RAW DATA
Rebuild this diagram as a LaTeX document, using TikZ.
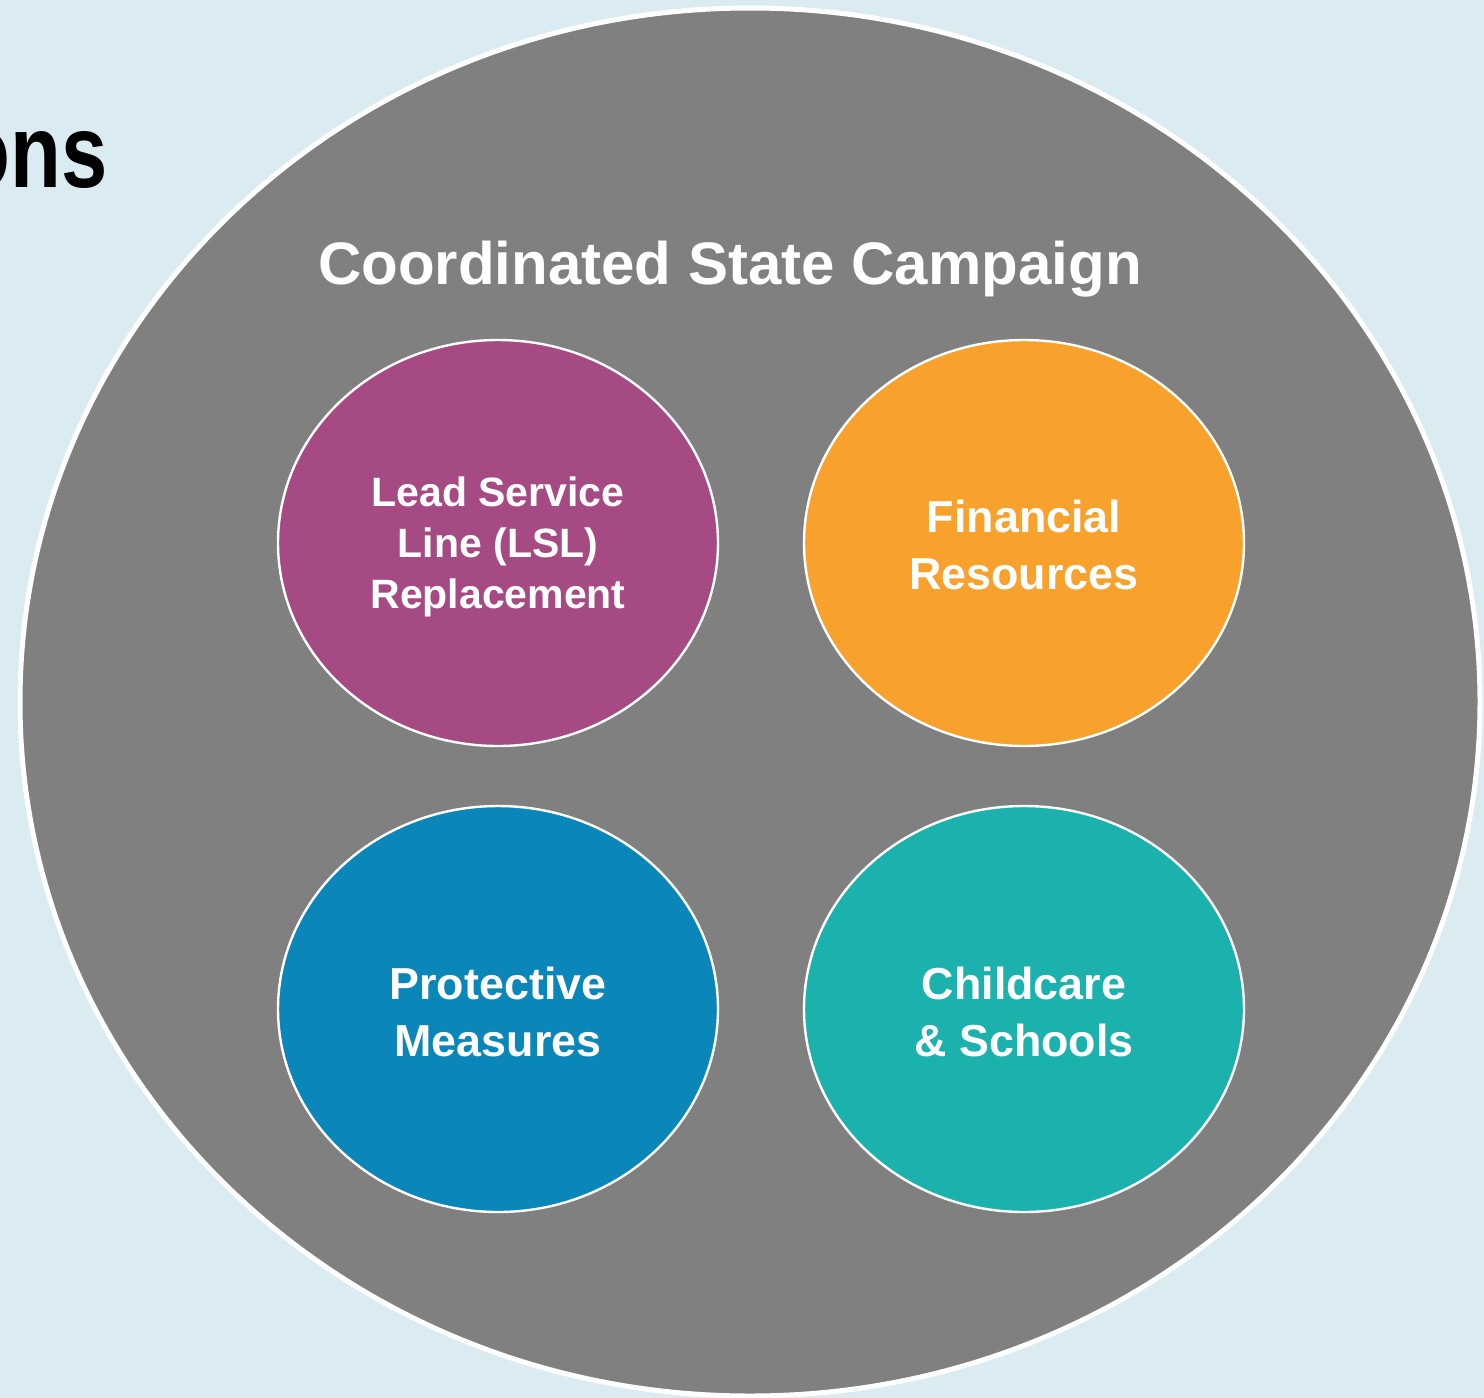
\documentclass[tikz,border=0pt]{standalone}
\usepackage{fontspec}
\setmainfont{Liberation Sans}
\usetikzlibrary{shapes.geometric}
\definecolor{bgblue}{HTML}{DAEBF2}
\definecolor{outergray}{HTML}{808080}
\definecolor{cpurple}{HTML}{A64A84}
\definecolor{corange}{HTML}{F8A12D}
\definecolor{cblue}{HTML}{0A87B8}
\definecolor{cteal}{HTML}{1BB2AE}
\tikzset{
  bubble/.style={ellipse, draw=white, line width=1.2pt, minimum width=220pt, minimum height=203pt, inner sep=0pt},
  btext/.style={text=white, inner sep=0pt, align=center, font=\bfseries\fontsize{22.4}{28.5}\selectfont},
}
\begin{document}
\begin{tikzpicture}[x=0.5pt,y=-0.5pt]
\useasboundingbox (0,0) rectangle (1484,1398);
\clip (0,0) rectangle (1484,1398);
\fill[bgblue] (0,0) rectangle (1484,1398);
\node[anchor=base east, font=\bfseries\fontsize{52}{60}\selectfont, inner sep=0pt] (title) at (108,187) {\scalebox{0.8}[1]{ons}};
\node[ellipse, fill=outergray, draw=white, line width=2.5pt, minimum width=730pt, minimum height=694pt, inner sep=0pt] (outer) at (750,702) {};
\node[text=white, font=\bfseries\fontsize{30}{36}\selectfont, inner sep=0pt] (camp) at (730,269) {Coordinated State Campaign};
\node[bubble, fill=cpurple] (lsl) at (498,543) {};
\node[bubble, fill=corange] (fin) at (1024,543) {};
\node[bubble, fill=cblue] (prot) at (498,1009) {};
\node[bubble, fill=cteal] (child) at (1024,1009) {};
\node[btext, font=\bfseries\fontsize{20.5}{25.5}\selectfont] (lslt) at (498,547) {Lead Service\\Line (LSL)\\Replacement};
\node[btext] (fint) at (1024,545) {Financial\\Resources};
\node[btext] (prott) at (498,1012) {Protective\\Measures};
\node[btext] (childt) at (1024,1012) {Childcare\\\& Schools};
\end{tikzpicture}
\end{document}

AIM OF THE EXERCISE
Repeat the data exactly, without the pictures.

RESPONSE BELOW
Rebuild this diagram as a LaTeX document, using TikZ.
\documentclass[tikz,border=0pt]{standalone}
\usepackage{fontspec}
\setmainfont{Liberation Sans}
\usetikzlibrary{shapes.geometric}
\definecolor{bgblue}{HTML}{DAEBF2}
\definecolor{outergray}{HTML}{808080}
\definecolor{cpurple}{HTML}{A64A84}
\definecolor{corange}{HTML}{F8A12D}
\definecolor{cblue}{HTML}{0A87B8}
\definecolor{cteal}{HTML}{1BB2AE}
\tikzset{
  bubble/.style={ellipse, draw=white, line width=1.2pt, minimum width=220pt, minimum height=203pt, inner sep=0pt},
  btext/.style={text=white, inner sep=0pt, align=center, font=\bfseries\fontsize{22.4}{28.5}\selectfont},
}
\begin{document}
\begin{tikzpicture}[x=0.5pt,y=-0.5pt]
\useasboundingbox (0,0) rectangle (1484,1398);
\clip (0,0) rectangle (1484,1398);
\fill[bgblue] (0,0) rectangle (1484,1398);
\node[anchor=base east, font=\bfseries\fontsize{52}{60}\selectfont, inner sep=0pt] (title) at (108,187) {\scalebox{0.8}[1]{ons}};
\node[ellipse, fill=outergray, draw=white, line width=2.5pt, minimum width=730pt, minimum height=694pt, inner sep=0pt] (outer) at (750,702) {};
\node[text=white, font=\bfseries\fontsize{30}{36}\selectfont, inner sep=0pt] (camp) at (730,269) {Coordinated State Campaign};
\node[bubble, fill=cpurple] (lsl) at (498,543) {};
\node[bubble, fill=corange] (fin) at (1024,543) {};
\node[bubble, fill=cblue] (prot) at (498,1009) {};
\node[bubble, fill=cteal] (child) at (1024,1009) {};
\node[btext, font=\bfseries\fontsize{20.5}{25.5}\selectfont] (lslt) at (498,547) {Lead Service\\Line (LSL)\\Replacement};
\node[btext] (fint) at (1024,545) {Financial\\Resources};
\node[btext] (prott) at (498,1012) {Protective\\Measures};
\node[btext] (childt) at (1024,1012) {Childcare\\\& Schools};
\end{tikzpicture}
\end{document}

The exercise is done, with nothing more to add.